Updated: Irish pleads guilty, faces up to six years in prison | SkyHiNews.com

Updated: Irish pleads guilty, faces up to six years in prison

One of Grand County’s most high profile legal sagas began drawing to a close last Friday when Brigid Irish pleaded guilty to multiple felony charges and one misdemeanor charge.

The former Grand County Building Dept. Administrative Assistant pleaded guilty Friday to four of the 932 counts she was facing. The guilty pleas were entered as part of a plea agreement worked out between Irish, her Public Defender Chris Hamsher and the 14th Judicial District Attorney’s Office over the last several months.

Irish has pleaded guilty to: Count 1, theft greater than $20,000, a Class 3 felony; Count 5, attempt to influence a public servant, a Class 4 felony; Count 18 embezzlement of public property, a Class 5 felony and Count 19, Abuse of Public Records, a Class 1 misdemeanor.

A sentencing hearing has been scheduled for March 11, 2016 at 1:15 p.m. According to a press release issued by the District Attorney’s Office Irish will be subject to as much as six years in prison for Count 1 with sentencing at the digression of the Court. She will serve 32 years of probation, pay restitution and complete 400 hours of public service for Counts 5 and 18. She will also be subject to up to 18 months in Grand County jail at the digression of the Court for the misdemeanor count to which she has pleaded guilty.

The plea agreement signed Friday comes on the heels of a previous plea agreement worked out between the DA’s Office and Irish’s Public Defender in July of this year. District Court Judge Mary Hoak rejected the initial plea agreement on July 31, 2015.

According to Donna Zulian, Communications Director for the District Attorney’s Office no exact restitution figure has been determined yet. Zulian said officials from the DA’s Office are working this week to develop an exact amount for restitution and hope to have a figure soon. Zulian also pointed out that any restitution figure Irish is required to pay back will be in addition to all associated court costs and fees accrued during her legal proceedings.

The July plea agreement rejected by Judge Hoak called for Irish to pay a restitution figure of approximately $431,000. In total Irish is accused of misappropriating $649,116.40 in Building Dept. funds. That figure is based on a cost breakdown provided by the Grand County Board of County Commissioners in a letter submitted to the Court as part of plea negotiations earlier this year.

The letter explains the larger figure of $649,116.40 includes $515,641 in lost funds as well as costs associated with investigation of the missing funds. Investigation costs were tallied at $5,825 for paralegal services, $34,492 for investigative work conducted by the Finance Director, $3,158.40 for Planner 1 and $90,000 for forensic accounting.

The letter also states the County has received an insurance payment totaling $316,018. The County was able to recover $218,002.78 of which $18,878.93 was returned to the insurance company. The funds recovered by the County were recovered, “outside and above the insurance company loss determination,” the letter states.
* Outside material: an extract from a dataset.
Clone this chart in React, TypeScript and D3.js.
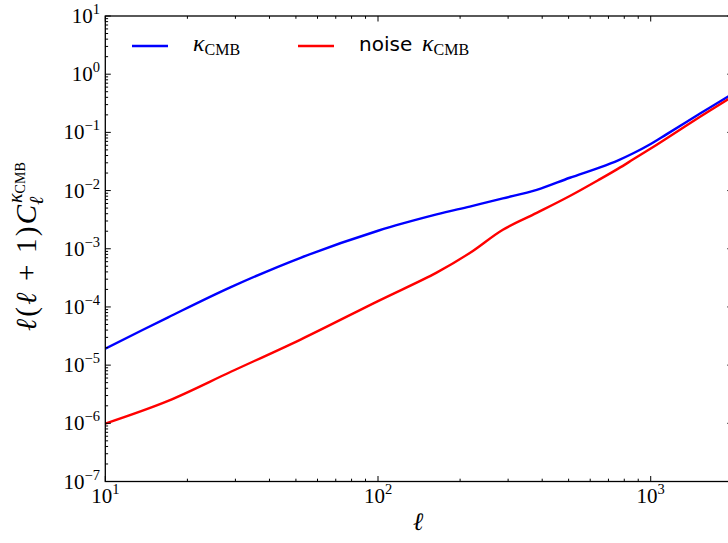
import React from 'react';
import * as d3 from 'd3';

// multipole ell values
const ells = [10, 17, 29, 52, 100, 164, 217, 287, 382, 505, 652, 760, 863, 1000, 1146, 1517, 1923, 2000];
// kappa_CMB power  l(l+1)C_l
const kappaCMB = [1.92e-5, 6.62e-5, 2.21e-4, 7.0e-4, 2.04e-3, 3.89e-3, 5.31e-3, 7.33e-3, 1.03e-2, 1.66e-2, 2.51e-2, 3.31e-2, 4.37e-2, 6.31e-2, 9.33e-2, 0.211, 0.412, 0.46];
// noise kappa_CMB
const noiseKappaCMB = [9.9e-7, 2.43e-6, 7.76e-6, 2.75e-5, 1.26e-4, 3.89e-4, 8.43e-4, 2.12e-3, 4.13e-3, 8.05e-3, 1.57e-2, 2.38e-2, 3.44e-2, 5.28e-2, 7.94e-2, 0.185, 0.372, 0.416];

const xTickExps = [1, 2, 3];
const yTickExps = [1, 0, -1, -2, -3, -4, -5, -6, -7];

const W = 728;
const H = 543;
const M = { left: 105.3, top: 16, right: 732.8, bottom: 481.5 };

const SERIF = '"Liberation Serif", "DejaVu Serif", serif';
const SANS = '"DejaVu Sans", sans-serif';

function sup(e: number) {
  return e < 0 ? '\u2212' + Math.abs(e) : String(e);
}

export default function App() {
  const x = d3.scaleLog().domain([10, 2000]).range([M.left, M.right]);
  const y = d3.scaleLog().domain([1e-7, 1e1]).range([M.bottom, M.top]);

  const line = d3
    .line<[number, number]>()
    .x((d) => x(d[0]))
    .y((d) => y(d[1]))
    .curve(d3.curveCatmullRom.alpha(0.5));

  const blueD = line(ells.map((l, i) => [l, kappaCMB[i]] as [number, number])) || '';
  const redD = line(ells.map((l, i) => [l, noiseKappaCMB[i]] as [number, number])) || '';

  // minor ticks
  const xMinor: number[] = [];
  for (let d = 10; d < 2000; d *= 10) {
    for (let k = 2; k <= 9; k++) {
      const v = d * k;
      if (v <= 2000) xMinor.push(v);
    }
  }
  const yMinor: number[] = [];
  for (let e = -7; e < 1; e++) {
    for (let k = 2; k <= 9; k++) yMinor.push(k * Math.pow(10, e));
  }

  const MAJ = 5.5;
  const MIN = 2.8;
  const tickColor = '#000';

  return (
    <svg
      width={W}
      height={H}
      style={{ position: 'absolute', left: 0, top: 0, background: '#fff' }}
      xmlns="http://www.w3.org/2000/svg"
    >
      <rect x={0} y={0} width={W} height={H} fill="#fff" />
      <defs>
        <clipPath id="plotclip">
          <rect x={M.left} y={M.top} width={M.right - M.left} height={M.bottom - M.top} />
        </clipPath>
      </defs>

      {/* lines */}
      <g clipPath="url(#plotclip)">
        <path d={blueD} fill="none" stroke="#0000ff" strokeWidth={2.4} />
        <path d={redD} fill="none" stroke="#ff0000" strokeWidth={2.4} />
      </g>

      {/* ticks */}
      <g stroke={tickColor} strokeWidth={1}>
        {xTickExps.map((e) => {
          const px = x(Math.pow(10, e));
          return (
            <g key={'xt' + e}>
              <line x1={px} x2={px} y1={M.bottom} y2={M.bottom - MAJ} />
              <line x1={px} x2={px} y1={M.top} y2={M.top + MAJ} />
            </g>
          );
        })}
        {xMinor.map((v) => {
          const px = x(v);
          return (
            <g key={'xm' + v}>
              <line x1={px} x2={px} y1={M.bottom} y2={M.bottom - MIN} />
              <line x1={px} x2={px} y1={M.top} y2={M.top + MIN} />
            </g>
          );
        })}
        {yTickExps.map((e) => {
          const py = y(Math.pow(10, e));
          return (
            <g key={'yt' + e}>
              <line x1={M.left} x2={M.left + MAJ} y1={py} y2={py} />
              <line x1={M.right} x2={M.right - MAJ} y1={py} y2={py} />
            </g>
          );
        })}
        {yMinor.map((v, i) => {
          const py = y(v);
          return (
            <g key={'ym' + i}>
              <line x1={M.left} x2={M.left + MIN} y1={py} y2={py} />
              <line x1={M.right} x2={M.right - MIN} y1={py} y2={py} />
            </g>
          );
        })}
      </g>

      {/* frame */}
      <rect
        x={M.left}
        y={M.top}
        width={M.right - M.left}
        height={M.bottom - M.top}
        fill="none"
        stroke="#000"
        strokeWidth={1.3}
      />

      {/* x tick labels */}
      {xTickExps.map((e) => (
        <text
          key={'xl' + e}
          x={x(Math.pow(10, e))}
          y={M.bottom + 21.5}
          textAnchor="middle"
          fontFamily={SERIF}
          fontSize={21}
          fill="#000"
        >
          10
          <tspan fontSize={14.5} dy={-9}>
            {sup(e)}
          </tspan>
        </text>
      ))}

      {/* y tick labels */}
      {yTickExps.map((e) => (
        <text
          key={'yl' + e}
          x={100}
          y={y(Math.pow(10, e)) + 7}
          textAnchor="end"
          fontFamily={SERIF}
          fontSize={21}
          fill="#000"
        >
          10
          <tspan fontSize={14.5} dy={-9}>
            {sup(e)}
          </tspan>
        </text>
      ))}

      {/* x axis label */}
      <text x={418} y={530} textAnchor="middle" fontFamily={SERIF} fontStyle="italic" fontSize={25} fill="#000">
        ℓ
      </text>

      {/* y axis label */}
      <g transform="translate(36,331) rotate(-90)" fontFamily={SERIF} fill="#000">
        <text x={0} y={0} fontSize={29} textLength={126} lengthAdjust="spacing">
          <tspan fontStyle="italic">ℓ</tspan>
          <tspan>(</tspan>
          <tspan fontStyle="italic">ℓ</tspan>
          <tspan> + 1)</tspan>
          <tspan fontStyle="italic">C</tspan>
        </text>
        <text x={126} y={7} fontSize={20} fontStyle="italic">
          ℓ
        </text>
        <text x={128} y={-14} fontSize={20}>
          <tspan fontStyle="italic">κ</tspan>
          <tspan fontSize={14} dy={3}>
            CMB
          </tspan>
        </text>
      </g>

      {/* legend */}
      <line x1={132} x2={168} y1={46} y2={46} stroke="#0000ff" strokeWidth={2.4} />
      <text x={193} y={51} fontFamily={SERIF} fontSize={24} fill="#000">
        <tspan fontStyle="italic">κ</tspan>
        <tspan fontSize={16} dy={4}>
          CMB
        </tspan>
      </text>
      <line x1={298} x2={334} y1={46} y2={46} stroke="#ff0000" strokeWidth={2.4} />
      <text x={359} y={51} fontFamily={SANS} fontSize={20} fill="#000">
        noise
      </text>
      <text x={422} y={51} fontFamily={SERIF} fontSize={24} fill="#000">
        <tspan fontStyle="italic">κ</tspan>
        <tspan fontSize={16} dy={4}>
          CMB
        </tspan>
      </text>
    </svg>
  );
}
Later the letter states, “It should be noted that some doing business with the County have examined their own books, and come forward with payment for checks that were written and delivered to the County, but never deposited. There have been recoveries from insurance. The insurance proceeds are not free money. The County paid premiums, and will possibly face continuing premium increases as a result of the loss.”

The letter highlighted in the previous paragraphs was submitted to the Court on Sept. 1 in response to a request for communication from Judge Hoak. Judge Hoak requested the victims in the case, Grand County Government, address the Court in an official manner to have their position on any proposed plea agreement heard. The Board of County Commissioners is the official representative of Grand County government.
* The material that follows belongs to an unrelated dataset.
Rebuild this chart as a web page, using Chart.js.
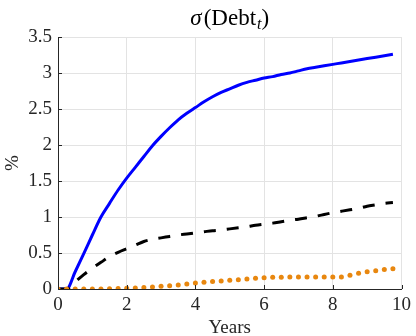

When the County Commissioners submitted their letter to the Court District Attorney Brett Barkey requested the Court seal the letter, citing the need for plea negotiations to be conducted in private. Judge Hoak granted the request, explaining she felt such action was necessary but added, “I wish to unseal it (the letter) after negotiations are completed.”

According to the letter the County has requested restitution totaling $457,777.47. The letter goes on to state, “We are advised that the restitution request made in open court on July 15, 2015 was $431,000.00, or $26,663.00 less than the Victim Impact Statement request. The difference is that the District Attorney’s request did not include money for software upgrades and improvements.”
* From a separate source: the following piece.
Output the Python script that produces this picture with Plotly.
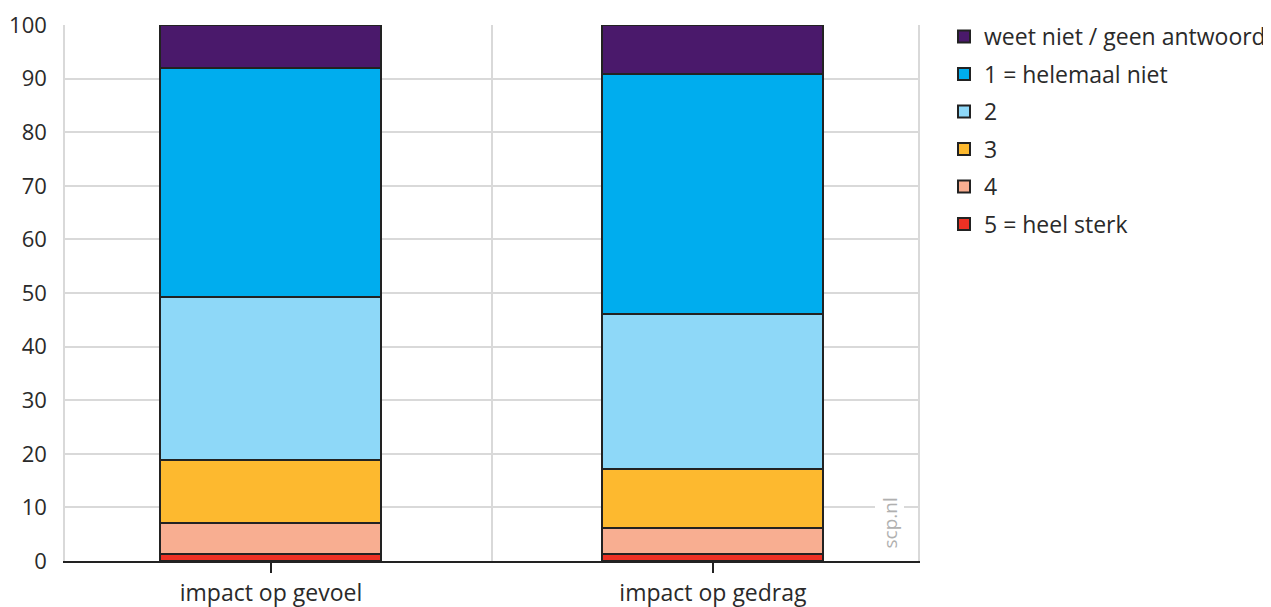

The letter also states, “Under the insurance policy, the County is obligated to pay over to the insurance company any recovery up to the amount of the insurance proceeds, so there is no double recovery. If any more money is recovered, it will be paid over, and the Court notified so that Irish’s restitution account may be adjusted.”

The Brigid Irish case has been working through the Court system in Grand County for over a year now, going through the County Court before being taken up by the District Court in Jan. 2015. The funds were first discovered missing in early Oct. 2013 when the Grand County Commissioners began planning for the 2014 County Budget. Irish turned herself in to authorities in early May 2014 after a warrant was issued for her arrest.

Irish first began working for the Grand County Building Dept. in 2001.